There are many types of Trust Funds designed for specific situations,
There are different types of trust designed to meet different kinds of needs. The type of trust you use will depend on who the beneficiaries are, what the assets are, and how and when you want the assets to be distributed. The main types of trust are:
- Fixed Trusts, in which the beneficiaries are named and the proportions for how much to pay to each one are clearly stated.
- Discretionary Trusts, the beneficiaries though named but have no fixed right to any particular share of the Trust Fund but the Trustees have discretion as to which Beneficiary benefits and to what extent. Discretionary trusts can be used to protect your Beneficiaries from unfortunate relationships, profligate lifestyles etc.
- Interest in Possession Trusts, in which the beneficiary, such as a spouse, can use the asset when they are alive but must pass it to another named beneficiary, such as a child, when they die. This type of trust is sometimes used to ensure that one’s spouse is provided for, while keeping the estate intact to pass to one’s children. Interest in Possession Trusts have less beneficial tax rates than discretionary trusts.
- Accumulation and Maintenance Trusts, which are usually used to provide an ongoing income for children, to cover living costs, school fees and so on. These trusts attract enhanced tax rates, but they also have some complex rules and restrictions, and it is wise to seek the advice of a solicitor and/or accountant when establishing or managing such a trust.

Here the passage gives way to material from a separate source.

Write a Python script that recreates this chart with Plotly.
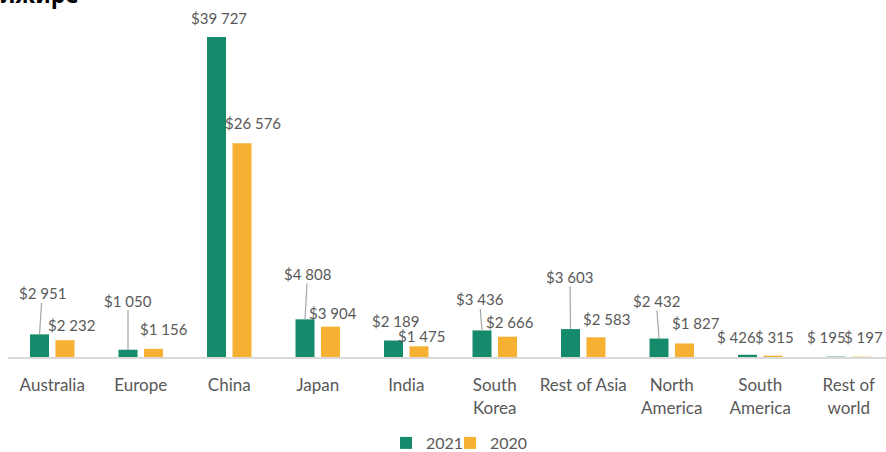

- Protective Trusts, in which the beneficiary can receive income from the Trust while the capital remains protected. This type of trust is usually used for beneficiaries who are bankrupt or likely to become so.
- Trusts for Disabled Beneficiaries, which are discretionary trusts with special tax exemptions for beneficiaries who are disabled. This type of trust is often used to hold the compensation payments of people who are disabled due to personal injury.
- Bare Trusts – often used for Trustees to hold assets for a child until they reach adulthood
- Life interest Trust which is also known as Interest in Possession Trusts – allowing a “Life Tenant” to receive income only whilst capital is preserved for others after the death of the life tenant. If set up in a Will, these are referred to as Immediate Post Death Interest Trusts (IPDIs)
Please call us on 0207 183 0084 or email us on email@example.com if you need advise and to ask us about any reservations or queries that you may have; we are always happy to assist.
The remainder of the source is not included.